Kubernetes cluster pods should only use approved host network and port range

This one consist of a boolean for if host network namespace should be allowed for pods, and a minimum and maximum port to set the range. The default value of allowHostNetwork is false, so means that no host network and port range is allowed out of the box. This should be fine in most cases unless you have something that already needs that special privileges, like certain identity managers or monitoring solutions, and if that is the case one would just exclude their namespace.

This follows the standard for a pod deployment, again something that you would have to specifically set. So, unless you create an application that needs this, you could just leave the deployment with no hostNetwork set.
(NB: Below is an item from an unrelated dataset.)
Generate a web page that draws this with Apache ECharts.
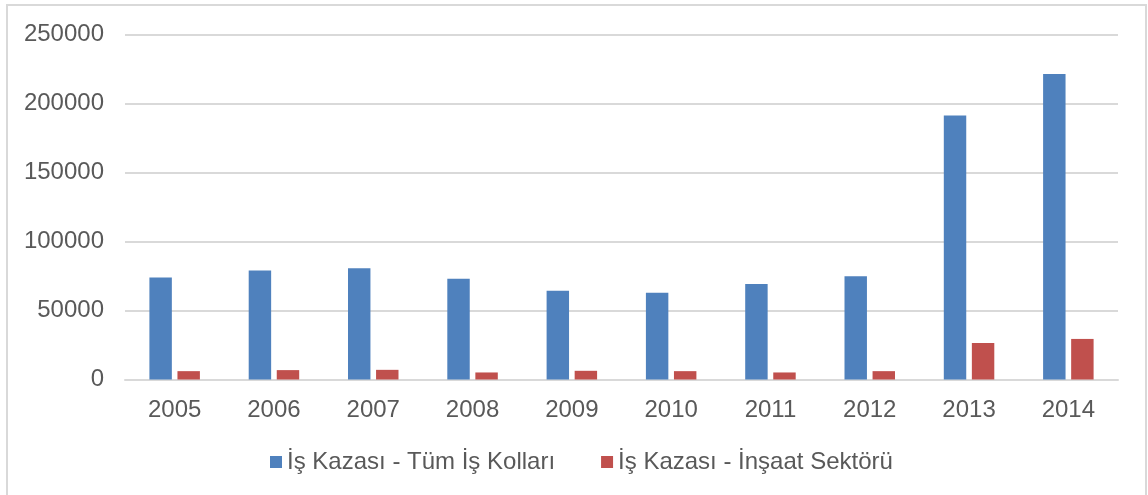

See more details under PodSpec in the API reference.

Kubernetes cluster containers should not share host process ID or host IPC namespace

Sharing PID namespace with the host process is probably needed for certain types of application that directly works against nodes, but this imposes a security risk if allowed by all. Again, both of these are set to false by default in a pod deployment. You would have to define hostPID and hostIPC as true and create an exemption for your application to get this through the policy.

See more details under PodSpec in the API reference.

Kubernetes cluster pod hostPath volumes should only use allowed host paths

The policy used by the initiate is set with an empty list, meaning that no hostPath volumes are allowed. The reason for this is that the hostPath type of volume is risky, because it allows the pod access directly to the host filesystem. There aren't actually any scenarios that I can think of where this is needed unless, again, the application is very special and have some sort of function for utilised by the entire platform. If that is the case, it probably would be best to add that application's namespace to the list of exemptions.

Kubernetes cluster containers should only use allowed capabilities

Default settings here is an empty list, which means that there are no allowed capabilities by default. This is usually not a problem, as this only applies to containers that are set up with extra capabilities like NET_ADMIN. In other words, unless you actually need something extra you could just not define anything in your deployment and everything will work out.

If you want to secure even more, you could define this particular policy with a list of capabilities to drop as well. This would then have to be reflected in your deployments, obviously. This might be something you would need if you are running certain workloads in a very strict environment but I think that this would be way too much upkeep for the average security conscious Kubernetes operator.

Kubernetes cluster should not allow privileged containers

By default, containers should not be allowed to run as privileged. This policy ensures that if you have a manifest where containers are allowed to run as privileged, it will get flagged as non-compliant. In the Kubernetes securityContext privileged defaults to false so you would have to explicit set it to true to be non-compliant.

If you have an application that needs to run as privileged, I would put that in it's own namespace and create an exemption.

Creating exceptions

Sometimes, you need to run some workload that requires a bit more access. This usually is monitoring solutions or security tools, for instance the Prometheus node exporter which needs access to the host network. So how do we deal with the exceptions to these policies?

For this particular initiate, you have the following options:

You could exclude certain namespaces
You could include all namespaces you want effected by the policy, exceptions through omission
You could create an exemption for a particular resource (AKS cluster)

There are cases where any one of these is usable, but the easiest is probably excluding namespaces. This means that the policy will not apply to pods in namespaces of your choosing, and anyone deploying in others will then have to be compliant. If you look at the policy, Microsoft already has some namespaces here like kube-system and gatekeeper-system. Just add your namespace to the list, and you're done!

For even more flexibility, like using labels to select pods you want excluded, you would need to create your own initiative or assign policies one by one.